Erasure coding allows geo-protection (dispersal and protection of data over multiple locations) without creating entire replicas of data, but does suffer from some issues in performance, depending on object size. As a result, this new data protection technique can’t simply be slotted into existing hardware and so we see new platforms emerging to meet the needs of dispersed data protection.
Open source and integrated storage
While there's an ever-growing number of storage products and storage vendors to choose from, the storage industry also has gone open source with platforms like Ceph and GlusterFS. Even storage giants like EMC are playing with the open source model, releasing its unsuccessful ViPR platform as CoprHD in the hope that end users will help develop the code base in a way that EMC can’t. It’s perfectly possible that EMC will open source other platforms too, such as ScaleIO, in an attempt generate traction for what is a more complex sale than a typical hardware appliance.
Outside of the pure storage market, the hyperconvergence vendors are gaining market share. These companies, such as including Nutanix, Scale Computing and SimpliVity, offer hardware products that dispense with the need for dedicated storage and all of the management overhead that goes with it. The IT generalist can install and run a hyperconverged solution without needing to be an expert in technologies like Fibre Channel and SAN.
From a software perspective, hyperconverged vendors include VMware (with VSAN), Maxta, and Atlantis Computing. These are more examples of the fragmentation of the storage landscape and the move away from having everything in one place.

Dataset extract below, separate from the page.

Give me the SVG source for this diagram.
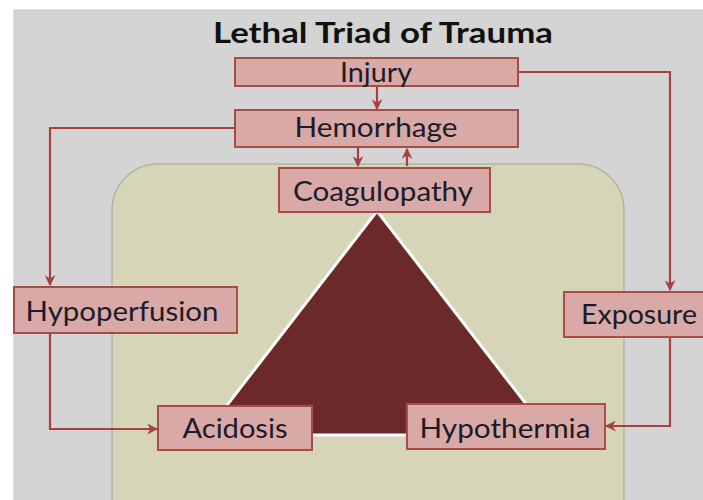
<svg xmlns="http://www.w3.org/2000/svg" width="703" height="500" viewBox="0 0 703 500">
<defs>
<marker id="ah" viewBox="0 0 10 10" refX="9" refY="5" markerWidth="5" markerHeight="5" orient="auto" markerUnits="strokeWidth">
<path d="M0,0 L10,5 L0,10 L3,5 Z" fill="#a8403f"/>
</marker>
<style>
.box{fill:#d9a9a8;stroke:#a84c4a;stroke-width:2}
.lbl{font-family:Lato,"Open Sans","Liberation Sans",sans-serif;font-size:26px;fill:#1c1c28;text-anchor:middle}
.con{fill:none;stroke:#a8403f;stroke-width:2.2;marker-end:url(#ah)}
</style>
</defs>
<rect x="0" y="0" width="703" height="500" fill="#ffffff"/>
<rect x="14" y="10" width="700" height="500" fill="#d4d4d4" stroke="#c4c8cc" stroke-width="1"/>
<text x="383" y="43" font-family="Lato,'Open Sans','Liberation Sans',sans-serif" font-size="28" font-weight="bold" fill="#111" text-anchor="middle" textLength="340" lengthAdjust="spacingAndGlyphs">Lethal Triad of Trauma</text>
<g id="bg-region">
<rect x="112" y="164" width="512" height="380" rx="46" fill="#d6d5b8" stroke="#b4b4a4" stroke-width="1.5"/>
</g>
<g id="triangle">
<polygon points="377,211 204,435 550,435" fill="#6c2929" stroke="#ffffff" stroke-width="3" stroke-linejoin="miter"/>
</g>
<g id="connectors">
<path class="con" d="M377,86 V109"/>
<path class="con" d="M358,147 V166"/>
<path class="con" d="M407,166 V149"/>
<path class="con" d="M235,128 H50 V285"/>
<path class="con" d="M50,334 V429 H157"/>
<path class="con" d="M518,72 H670 V290"/>
<path class="con" d="M670,338 V426 H606"/>
</g>
<g id="injury">
<rect class="box" x="235" y="58" width="283" height="28"/>
<text class="lbl" x="376" y="82" textLength="72" lengthAdjust="spacingAndGlyphs">Injury</text>
</g>
<g id="hemorrhage">
<rect class="box" x="235" y="110" width="283" height="37"/>
<text class="lbl" x="376" y="137" textLength="163" lengthAdjust="spacingAndGlyphs">Hemorrhage</text>
</g>
<g id="coagulopathy">
<rect class="box" x="279" y="168" width="211" height="44"/>
<text class="lbl" x="383" y="201" textLength="180" lengthAdjust="spacingAndGlyphs">Coagulopathy</text>
</g>
<g id="hypoperfusion">
<rect class="box" x="14" y="287" width="223" height="46"/>
<text class="lbl" x="122" y="321" textLength="193" lengthAdjust="spacingAndGlyphs">Hypoperfusion</text>
</g>
<g id="exposure">
<rect class="box" x="564" y="292" width="150" height="45"/>
<text class="lbl" x="639" y="324" textLength="116" lengthAdjust="spacingAndGlyphs">Exposure</text>
</g>
<g id="acidosis">
<rect class="box" x="158" y="406" width="154" height="44"/>
<text class="lbl" x="235" y="438" textLength="105" lengthAdjust="spacingAndGlyphs">Acidosis</text>
</g>
<g id="hypothermia">
<rect class="box" x="407" y="404" width="198" height="45"/>
<text class="lbl" x="505" y="438" textLength="171" lengthAdjust="spacingAndGlyphs">Hypothermia</text>
</g>
</svg>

There are definitely plenty of choices available today for storing and manipulating data in a wide variety of formats. As the traditional role of the storage administrator --managing hardware -- starts to disappear, the focus will be squarely on the data rather than the hardware platform. The future evolution of the storage industry will be about understanding and managing the content and choosing the software solution to match. Picking the right product certainly won’t get any easier and will be one of the challenging tasks for the next generation of data managers.